Going by wikipedia it took AMD almost two years to release an SDK with full OpenCL 2.0 support and Intel wasn't that much faster. Most of the Open Source implementations also seem to have died around the OpenCL 1.2 mark, with some having incomplete 2.0 support. So while you can probably blame NVIDIA for kicking a dead horse it looks as if something else got to it first.
I believe OpenCL 2.0 had a mandatory feature that nvidia couldn't support (maybe something about sharing pointers between GPU and CPU?). OpenCL 3.0 solved this by making many features optional.
I tried to create a ML framework[0] that would work on both CUDA and OpenCL (and natively on the CPU) around 2015/2016, which included creating FFI wrappers for both CUDA and OpenCL. This is where my experience on the subject (and my contempt for NVIDIA) comes from.
Me memory isn't perfect, but IIRC the situation was roughly the following: We were quite short on resources (both devtime and money), which meant that we had to choose our scope wisely. Optimally we would have implemented both CUDA and OpenCL 2.0, but we had to settle for OpenCL 1.2 (which offered reduced performance, but was "good enough" for inference). IIRC OpenCL 2.0 was very very similar in what capabilities it assumed and offered to the CUDA version at the time, and cards like the GTX Titan X had "compute capabilities" that supported features like shared virtual memory between CPU and GPU in CUDA at the time. In fact the advances around memory management (and async copying) that were present in CUDA and not in OpenCL 1.x were the main source for the performance differences between the two.
From everything that I can tell at that point in time, if NVIDIA would have wanted to support OpenCL 2.0 they could have done so based on technical requirements. What the reason for not doing so is, is just pure speculation (lack of internal resources due to focusing on devtools?), but to me it always looked like they were using the edge they got via their proprietary libraries like cuDNN to get a foot into the field of ML and then purposefully neglected OpenCL to prevent any competitors from catching up.
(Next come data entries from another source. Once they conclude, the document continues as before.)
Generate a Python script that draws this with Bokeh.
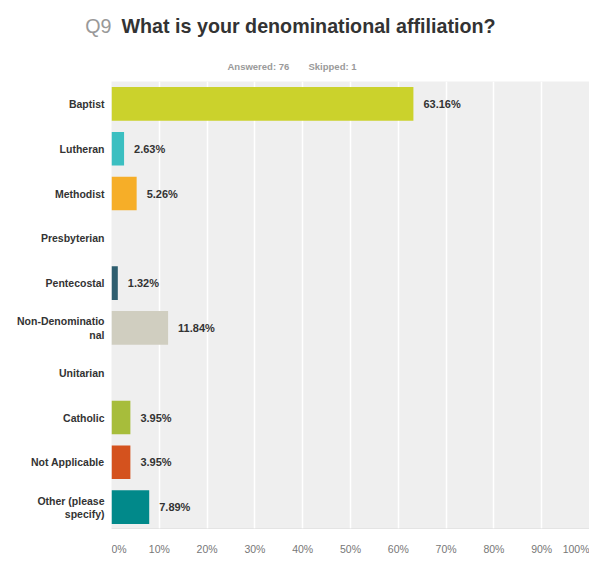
from bokeh.plotting import figure
from bokeh.layouts import column
from bokeh.models import ColumnDataSource, FixedTicker, Span
from bokeh.core.properties import value
from bokeh.embed import file_html
from bokeh.resources import INLINE

categories = ["Baptist", "Lutheran", "Methodist", "Presbyterian", "Pentecostal",
              "Non-Denominatio\nnal", "Unitarian", "Catholic", "Not Applicable",
              "Other (please\nspecify)"]
percents = [63.16, 2.63, 5.26, 0.0, 1.32, 11.84, 0.0, 3.95, 3.95, 7.89]
bar_colors = ["#cbd22c", "#3bbfc1", "#f6ae28", "#8a8a8a", "#2e5e6f",
              "#d0cec0", "#8a8a8a", "#a7bd3b", "#d4521e", "#01898a"]
tick_values = [0, 10, 20, 30, 40, 50, 60, 70, 80, 90, 100]
tick_labels = [f"{t}%" for t in tick_values]
question = "Q9"
title_text = "What is your denominational affiliation?"
answered, skipped = 76, 1

FONT = "Liberation Sans"
W = 589
LEFT = 111


def bare(fig):
    fig.xaxis.visible = False
    fig.yaxis.visible = False
    fig.grid.grid_line_color = None
    fig.outline_line_color = None
    fig.background_fill_color = "white"
    fig.border_fill_color = "white"
    return fig


# ---- heading; inside its frame x and y are pixels from the page's top-left
HEAD_H = 75
TITLE_Y = 25
head = bare(figure(frame_width=W - LEFT, frame_height=HEAD_H,
                   x_range=(LEFT, W), y_range=(HEAD_H, 0),
                   output_backend="svg", toolbar_location=None,
                   min_border_left=LEFT, min_border_right=0,
                   min_border_top=0, min_border_bottom=0))
# the grey question number sits in the left margin as the single y tick label
head.yaxis.visible = True
head.yaxis.ticker = FixedTicker(ticks=[TITLE_Y])
head.yaxis.major_label_overrides = {TITLE_Y: question}
head.yaxis.axis_line_color = None
head.yaxis.major_tick_line_color = None
head.yaxis.minor_tick_line_color = None
head.yaxis.major_tick_out = 0
head.yaxis.major_tick_in = 0
head.yaxis.major_label_standoff = 0
head.yaxis.major_label_text_font = FONT
head.yaxis.major_label_text_font_size = "19.7px"
head.yaxis.major_label_text_color = "#999999"

head.text(x=[121], y=[TITLE_Y], text=[title_text], text_font=value(FONT),
          text_font_size="19.7px", text_font_style="bold", text_color="#333333",
          text_baseline="middle")
head.text(x=[227, 308], y=[66, 66],
          text=[f"Answered: {answered}", f"Skipped: {skipped}"],
          text_font=value(FONT), text_font_size="9.5px", text_font_style="bold",
          text_color="#9a9a9a", text_baseline="alphabetic")

# ---- main bar chart
p = figure(frame_width=W - LEFT, frame_height=448,
           y_range=list(reversed(categories)), x_range=(0, 100),
           output_backend="svg", toolbar_location=None,
           min_border_left=LEFT, min_border_right=0, min_border_top=6,
           min_border_bottom=0)
p.background_fill_color = "#efefef"
p.border_fill_color = "white"
p.outline_line_color = None

src = ColumnDataSource(dict(cat=categories, pct=percents, color=bar_colors))
p.hbar(y="cat", right="pct", left=0, height=0.75, fill_color="color",
       line_color=None, source=src)

shown = [i for i, v in enumerate(percents) if v > 0]
lab_src = ColumnDataSource(dict(cat=[categories[i] for i in shown],
                                pct=[percents[i] for i in shown],
                                txt=[f"{percents[i]:.2f}%" for i in shown]))
p.text(x="pct", y="cat", text="txt", source=lab_src, x_offset=10,
       text_font=value(FONT), text_font_style="bold", text_font_size="11px",
       text_color="#333333", text_baseline="middle", text_align="left")

# white vertical grid lines, no horizontal grid
p.ygrid.grid_line_color = None
p.xgrid.ticker = FixedTicker(ticks=tick_values[1:])
p.xgrid.grid_line_color = "white"
p.xgrid.grid_line_width = 1.5
p.xaxis.visible = False

# light base line along the bottom of the plot area
p.add_layout(Span(location=0, dimension="width", line_color="#d9d9d9",
                  line_width=2))

p.yaxis.axis_line_color = None
p.yaxis.major_tick_line_color = None
p.yaxis.minor_tick_line_color = None
p.yaxis.major_label_standoff = 1
p.yaxis.major_label_text_font = FONT
p.yaxis.major_label_text_font_style = "bold"
p.yaxis.major_label_text_font_size = "10.5px"
p.yaxis.major_label_text_color = "#333333"
p.yaxis.major_label_text_line_height = 1.1

# ---- percentage scale under the chart, sharing its x range
ticks = bare(figure(frame_width=W - LEFT, frame_height=32, x_range=p.x_range,
                    y_range=(32, 0), output_backend="svg", toolbar_location=None,
                    min_border_left=LEFT, min_border_right=0, min_border_top=0,
                    min_border_bottom=0))
aligns = ["left" if t == tick_values[0] else "right" if t == tick_values[-1] else "center"
          for t in tick_values]
tick_src = ColumnDataSource(dict(x=tick_values, y=[19] * len(tick_values),
                                 txt=tick_labels, align=aligns))
ticks.text(x="x", y="y", text="txt", source=tick_src, text_align="align",
           text_baseline="middle", text_font=value(FONT),
           text_font_size="10.5px", text_color="#777777")

layout = column(head, p, ticks, spacing=0)
open("out.html", "w").write(file_html(layout, INLINE))
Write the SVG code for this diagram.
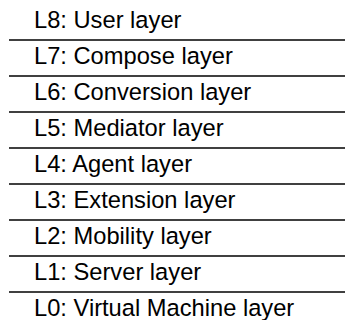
<svg xmlns="http://www.w3.org/2000/svg" width="345" height="320" viewBox="0 0 345 320">
  <style>
    .label { font-family: "Liberation Sans", Arial, sans-serif; font-size: 23.7px; fill: #000; }
    .sep { stroke: #000; stroke-width: 1.3; }
  </style>
  <rect width="345" height="320" fill="#fff"/>
  <g id="layers">
    <g id="l8"><text class="label" x="34" y="28">L8: User layer</text></g>
    <g id="l7"><text class="label" x="34" y="64">L7: Compose layer</text></g>
    <g id="l6"><text class="label" x="34" y="100">L6: Conversion layer</text></g>
    <g id="l5"><text class="label" x="34" y="136">L5: Mediator layer</text></g>
    <g id="l4"><text class="label" x="34" y="172">L4: Agent layer</text></g>
    <g id="l3"><text class="label" x="34" y="208">L3: Extension layer</text></g>
    <g id="l2"><text class="label" x="34" y="244">L2: Mobility layer</text></g>
    <g id="l1"><text class="label" x="34" y="280">L1: Server layer</text></g>
    <g id="l0"><text class="label" x="34" y="316">L0: Virtual Machine layer</text></g>
  </g>
  <g id="separators">
    <line class="sep" x1="9" y1="40" x2="345" y2="40"/>
    <line class="sep" x1="9" y1="76" x2="345" y2="76"/>
    <line class="sep" x1="9" y1="112" x2="345" y2="112"/>
    <line class="sep" x1="9" y1="148" x2="345" y2="148"/>
    <line class="sep" x1="9" y1="184" x2="345" y2="184"/>
    <line class="sep" x1="9" y1="220" x2="345" y2="220"/>
    <line class="sep" x1="9" y1="256" x2="345" y2="256"/>
    <line class="sep" x1="9" y1="292" x2="345" y2="292"/>
  </g>
</svg>
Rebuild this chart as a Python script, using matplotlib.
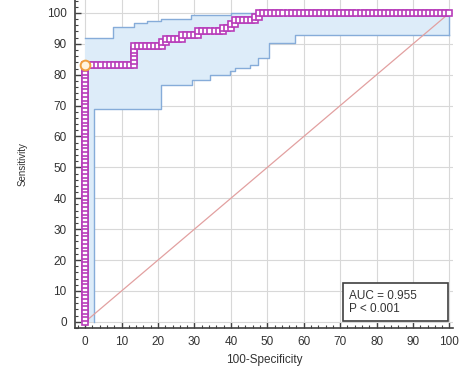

Classic Embrace, Extend, Extinguish.
Maybe you're right, however OpenCL 2.2 came out 4 years ago and (almost) nobody has adopted it yet, so the problem could be with the spec. OpenCL 3.0 was adopted by nvidia (although OCL 3.0 is the same as 1.2 with some optional features added)
But on that very same wikipedia page you can see it took less than a year for both intel and AMD to release openCL 2.0 drivers, yet nvidia didn't even start evaluating that for years.
Then again, it sounds like OpenCL 2.0 required some flexibility the nvidia drivers or hardware wasn't able to provide.
It's pretty hard to speculate to which degree nvidia was intentionally sandbagging here, and to which degree it really was stuck.
However, it's a member of khronos, and it's hard to believe they as such a major manufacturer could not have either said beforehand that the spec was a problem or simply complied with it; as both AMD and intel did.
Also, given CUDA's success it's all rather convenient for nVidia - at the very least it looks like they didn't mind leveraging their market position for continued market dominance, even if it's unclear whether that was an intentionally anti-competitive aim from the get go, or simply a fortunate happenstance they didn't try to avoid.
Then again; with antitrust enforcement mostly remaining in vaporware mode it's a little hard to blame them.